▶ What the task requires:
Working from the top of the listing below, retype each line through the line containing "from matplotlib.lines import Line2D", both included, with no pictures.

▶ Given material:
☆ ☆ ☆ ☆ ☆ ☆ ☆

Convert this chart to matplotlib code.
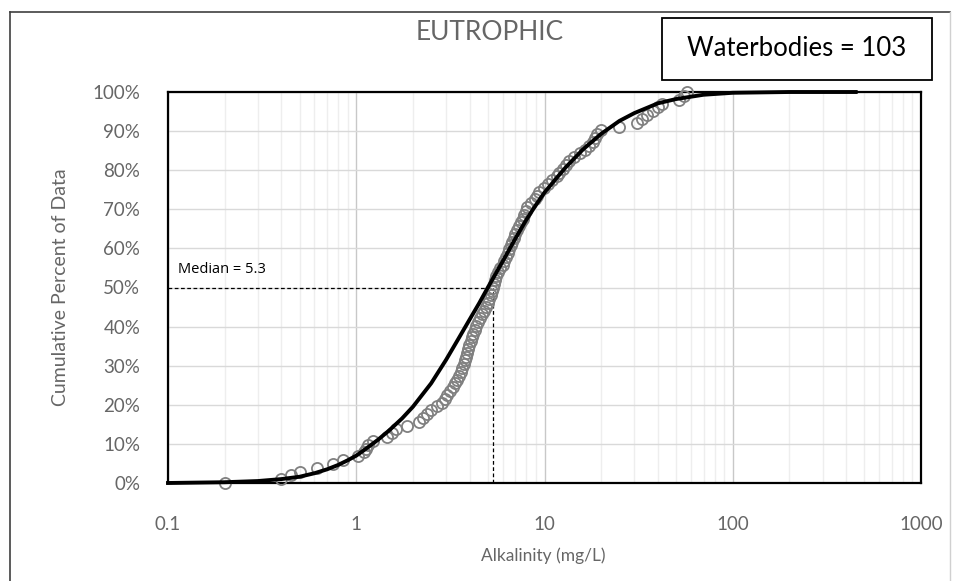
import matplotlib
matplotlib.use("Agg")
import matplotlib.pyplot as plt
import numpy as np
from matplotlib.ticker import FixedLocator, FuncFormatter, NullFormatter
from matplotlib.patches import Rectangle
from matplotlib.lines import Line2D

# alkalinity values (mg/L) of the 103 waterbodies, sorted
alk = [0.2, 0.4, 0.45, 0.5, 0.62, 0.75, 0.85, 1.02, 1.1, 1.12,
       1.15, 1.23, 1.45, 1.55, 1.63, 1.85, 2.15, 2.27, 2.37, 2.5,
       2.7, 2.85, 2.97, 3.05, 3.15, 3.27, 3.35, 3.42, 3.5, 3.58,
       3.65, 3.72, 3.77, 3.82, 3.87, 3.92, 3.97, 4.05, 4.12, 4.18,
       4.25, 4.33, 4.45, 4.57, 4.68, 4.8, 4.9, 5.0, 5.1, 5.17,
       5.25, 5.3, 5.37, 5.43, 5.5, 5.65, 5.82, 6.0, 6.12, 6.25,
       6.37, 6.5, 6.62, 6.75, 6.87, 7.0, 7.15, 7.35, 7.5, 7.65,
       7.8, 7.95, 8.1, 8.5, 8.9, 9.1, 9.4, 9.9, 10.4, 11.0,
       11.6, 12.0, 12.5, 13.0, 13.5, 14.3, 15.5, 16.5, 17.3, 18.0,
       18.5, 19.0, 20, 25, 31, 33, 35, 37.5, 40, 42,
       52, 55, 57]

# fitted curve
curve_x = [0.1, 0.2, 0.3, 0.4, 0.5, 0.6, 0.7, 0.8, 0.9, 1.0, 1.1, 1.3, 1.5, 1.75,
           2.0, 2.5, 3.0, 3.5, 4.0, 4.5, 5.0, 6.0, 7.0, 8.0, 9.0, 10, 11.5, 13,
           16, 20, 25, 30, 40, 50, 70, 100, 200, 450]
curve_pct = [0.0, 0.2, 0.5, 1.0, 1.6, 2.5, 3.5, 4.6, 5.8, 7.0, 8.4, 11.0, 13.5, 16.5,
             19.5, 25.5, 31.5, 37.0, 41.8, 46.0, 50.0, 56.7, 62.5, 67.3, 71.1, 74.3, 77.8, 80.8,
             85.3, 89.3, 92.6, 94.6, 97.1, 98.2, 99.3, 99.8, 100.0, 100.0]

median = 5.3
n_water = 103

gray = "#666666"
font = "Lato"

fig = plt.figure(figsize=(9.56, 5.81), dpi=100)
ax = fig.add_axes([168/956, 98/581, 753/956, 391/581])

# grid
ax.set_xscale("log")
ax.set_xlim(0.1, 1000)
ax.set_ylim(0, 1)
ax.yaxis.set_major_locator(FixedLocator(np.arange(0, 1.01, 0.1)))
ax.yaxis.set_major_formatter(FuncFormatter(lambda v, p: "%d%%" % round(v*100)))
ax.xaxis.set_major_locator(FixedLocator([0.1, 1, 10, 100, 1000]))
ax.xaxis.set_major_formatter(FuncFormatter(lambda v, p: ("%g" % v)))
minors = [m*10.0**e for e in range(-1, 3) for m in range(2, 10)]
ax.xaxis.set_minor_locator(FixedLocator(minors))
ax.xaxis.set_minor_formatter(NullFormatter())
ax.grid(which="major", axis="y", color="#d9d9d9", lw=1)
ax.grid(which="major", axis="x", color="#c8c8c8", lw=1)
ax.grid(which="minor", axis="x", color="#eeeeee", lw=1)
ax.set_axisbelow(True)
ax.tick_params(which="both", length=0, labelcolor=gray, labelsize=13.5)
ax.tick_params(axis="y", pad=20)
ax.tick_params(axis="x", pad=24)
for lab in ax.get_xticklabels() + ax.get_yticklabels():
    lab.set_fontfamily(font)
for s in ax.spines.values():
    s.set_color("black")
    s.set_linewidth(1.6)

# median lines
ax.plot([0.1, median], [0.5, 0.5], color="black", lw=0.9, ls=(0, (3, 2)))
ax.plot([median, median], [0, 0.5], color="black", lw=0.9, ls=(0, (3, 2)))
ax.text(0.113, 0.545, "Median = %.1f" % median, fontsize=10.5, color="black",
        family="Open Sans", va="center")

# data points
pct = np.arange(len(alk)) / (len(alk) - 1)
ax.plot(alk, pct, ls="none", marker="o", ms=8, mfc="none", mec="#808080",
        mew=1.3, clip_on=False, zorder=3)
# fitted curve
ax.plot(curve_x, np.array(curve_pct)/100, color="black", lw=2.8, zorder=4,
        clip_on=False)

ax.set_xlabel("Alkalinity (mg/L)", color=gray, fontsize=12.5, family=font)
ax.set_ylabel("Cumulative Percent of Data", color=gray, fontsize=14, family=font)
ax.xaxis.set_label_coords(0.498, -0.164)
ax.yaxis.set_label_coords(-0.131, 0.5)

fig.text(490/956, 1-33/581, "EUTROPHIC", color=gray, fontsize=19, family=font,
         ha="center", va="center")
fig.add_artist(Rectangle((662/956, 1-80/581), 270/956, 62/581, fc="white",
                         ec="black", lw=1.3, transform=fig.transFigure))
fig.text(797/956, 1-49/581, "Waterbodies = %d" % n_water, color="black", fontsize=18.5,
         family=font, ha="center", va="center")

# outer frame
fig.add_artist(Line2D([10/956, 10/956], [0, 1-12/581], color="#404040", lw=1.2))
fig.add_artist(Line2D([10/956, 950/956], [1-12/581, 1-12/581], color="#404040", lw=1.2))
fig.add_artist(Line2D([950/956, 950/956], [0, 1-12/581], color="#d0d0d0", lw=1))

fig.savefig("out.png", dpi=100)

☆ ☆ ☆ ☆ ☆ ☆ ☆

▶ Reply:
Convert this chart to matplotlib code.
import matplotlib
matplotlib.use("Agg")
import matplotlib.pyplot as plt
import numpy as np
from matplotlib.ticker import FixedLocator, FuncFormatter, NullFormatter
from matplotlib.patches import Rectangle
from matplotlib.lines import Line2D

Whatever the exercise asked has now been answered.